Want something to brighten up rainy days? Try a reading card game! This kind of targeted practice is much more fun and productive than yet more guessy reading and should genuinely transfer to their spellings.
I firmly believe that card games are one of the most fun and non-patronising ways to improve your child/teen’s reading accuracy. Sure you’ll probably still get a groan when you suggest it, but it’s normally a half-hearted one. Once you get playing, who doesn’t like beating their family at a card game?!
Most parents ask me to help their child’s confidence. But I have come to realise that confidence only really comes when you feel yourself improving quickly, which is why I am a very results-driven dyslexia assessor and tutor. Your child’s time, energy and buy-in is precious. 10 mins a day can be transformational, but only if it’s exactly what they need.
Here are 4 ways to develop confident readers and spellers, as quickly as possible:
(1) If you have the ability to download and print cards, then the best ones I’ve found are on the Spelfabet website. These are most effective when you mix and match visually similar decks e.g. wag, wage, stag, stage, sag, sage. Or paw, pow, raw, row, caw, cow, flaw, flow. This enables you to check they have really understood the rule of pattern
Some decks are free, others are $1.82 (they are in dollars) or you can buy a bundle for about a dollar a game. These games allow you to cheaply target pretty much any phonics pattern or suffix your child/teen is struggling with!
Play any normal card deck games, but they just need to say the words on the card as they put them down. They have made some videos of suggested games. This is great because you can play a million games with the same deck or mix and match games. Little ones can play simpler card games and older ones and adults can play awesome card games, whilst getting better at reading.

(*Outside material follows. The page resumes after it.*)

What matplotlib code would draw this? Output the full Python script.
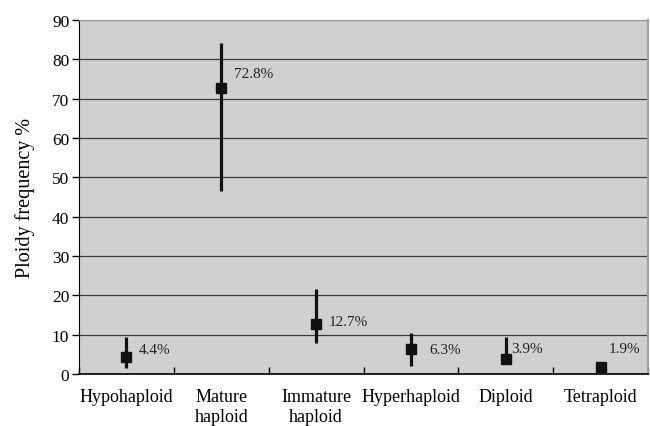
import numpy as np
import matplotlib.pyplot as plt

# data
categories = ['Hypohaploid', 'Mature\nhaploid', 'Immature\nhaploid',
              'Hyperhaploid', 'Diploid', 'Tetraploid']
freq = [4.4, 72.8, 12.7, 6.3, 3.9, 1.9]
low = [1.5, 46.5, 8.0, 2.1, 2.8, 1.2]
high = [9.5, 84.1, 21.6, 10.4, 9.3, 2.6]
labels = ['4.4%', '72.8%', '12.7%', '6.3%', '3.9%', '1.9%']

# label offsets in points (layout only)
lab_dx = [9, 9, 9, 13, 4, 6]
lab_dy = [5, 10, 2, 0, 7, 13]

plt.rcParams['font.family'] = ['Liberation Serif', 'DejaVu Serif']

fig = plt.figure(figsize=(6.5, 4.27), dpi=100)
ax = fig.add_axes([0.1215, 0.1218, 0.8755, 0.8292])
ax.set_facecolor('#d0d0d0')

x = np.arange(len(categories))
y = np.array(freq)
yerr = [y - np.array(low), np.array(high) - y]

ax.yaxis.grid(True, color='#3a3a3a', linewidth=0.9)
ax.set_axisbelow(True)

ax.errorbar(x, y, yerr=yerr, fmt='s', color='#111111', markersize=7.5,
            elinewidth=2.3, capsize=0, zorder=3)

for i in range(len(x)):
    ax.annotate(labels[i], (x[i], y[i]), xytext=(lab_dx[i], lab_dy[i]),
                textcoords='offset points', fontsize=11, color='#222222',
                va='center', ha='left')

ax.set_xlim(-0.5, 5.5)
ax.set_ylim(0, 90)
ax.set_yticks(range(0, 91, 10))
ax.set_xticks(np.arange(-0.5, 6, 1))
ax.set_xticklabels([])
ax.set_xticks(x, minor=True)
ax.set_xticklabels(categories, minor=True, fontsize=13, linespacing=1.25)
ax.tick_params(axis='x', which='minor', length=0, pad=10)
ax.tick_params(axis='x', which='major', length=5, direction='in', width=1)
ax.tick_params(axis='y', length=5, width=1, labelsize=12.5, pad=2)

ax.set_ylabel('Ploidy frequency %', fontsize=14.5, labelpad=12)

ax.spines['left'].set_color('black')
ax.spines['bottom'].set_color('black')
ax.spines['bottom'].set_linewidth(1.2)
ax.spines['top'].set_color('#a0a0a0')
ax.spines['right'].set_color('#a0a0a0')
ax.spines['right'].set_linewidth(1.5)

fig.savefig('out.png', dpi=100)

They also have a cool bingo game and a word-building game. Really worth a look to boost accuracy and make reading less of a chore.
No time to print and cut? Prefer beautifully printed, professional-looking games? Try…
(2) Blah Blah Blah! This is fun and quick, but quite expensive at £20, although there are 200 cards. I really like it because it gets kids to pay great attention to all the sounds within words. There are 3 different levels, all of which are quite easy. Level 1 is words such as job, levels 2 and 3 are words such as night, feel, reach, moon. But it would be quite easy to produce extra (harder) decks once you see how it works.
(3) The Talisman cards are very similar to TRUGS (see below) but are beautifully illustrated. The difficulty is not being able to buy the stages separately, so they end up quite expensive. Boxes 1-4 are £24 altogether and work on blends, ch, sh, th, tch, qu, an and contain words like big, shut, match. Boxes 5-10 are £36 altogether and cover each of the common long vowel patterns (magic e, ai, ay, ee, ea, igh, ie, y, oa, ow, oo, ew). Boxes 11-20 are £54 altogether and covers or, er/ir/ur/ear, oi/oy, ou/ow, au/aw/al, air/are/ear, ew/ue, soft c/se, soft g/dge, ph, -le.
They are quite simple if you play them one deck at a time , but I would again recommend mixing up decks to recap different patterns.
(4) My favourite of all is TRUGS (Teaching Reading Using Games) which has two great options.
The most budget-friendly one is the Check deck. This is a fun, non-patronising card game, similar to Beggar My Neighbour, which gets them reading dozens of cards. You get 72 cards in a pack for £12. Which is too many for them to quickly memorise them all, so means that kids really have to learn to sound words out.
Choose from 4 levels:
Stage 0: 16 letter sounds
Stage 1: simple words (pig) (magnet), with blends (drank, smash) and the sounds ar or er ir ur (park, pork, perk, bird, churn)
Stage 2: magic e (tune), first vowel says it’s name (e.g. snail, say, sea, see, sigh, slow, float, statue), painful vowels (e.g. Paw, pow, pool, pew, pound, paul, soy, soil) and simple 3 syllable words (consider)
Stage 3: 4 syllable words (independent), soft c And soft g (nice and gem), suffixes -le (rifle) and tion, tial, tious, sion, cian suffixes (electrician).
They also offer Tricky Words 1 And 2 which are the high-frequency tricky words.
If your kid loves these then they might like the School Boxes (not the home boxes -I would not recommend these!) which are divided into stages 1, 2 and 3 (as above). They are expensive (£96 each) but they each contain 15 games (5 levels x3 diff game types). Potentially a good buy between a few families or for a school. I tend to lend the correct level to my pupils for a week or two. There are videos of how to play the games if you get stuck.
Need a free option?
Try the free options on the Spelfabet site. Then adapt them to make your own. It’s particularly easy to create a pairs or snap game which works on problem words.
If you’re buying or making card games, then my top tip would be games which get children to learn words in groups rather than individually e.g. ace, race, lace etc. and ideally with visually similar ones thrown in e.g. race, rack, lace, lack. Or ones which are all very visually similar: lace, lack, lass, less, lice, lick, Or bran, brain, brains, brine, brown, broom, brooms, bream, beam.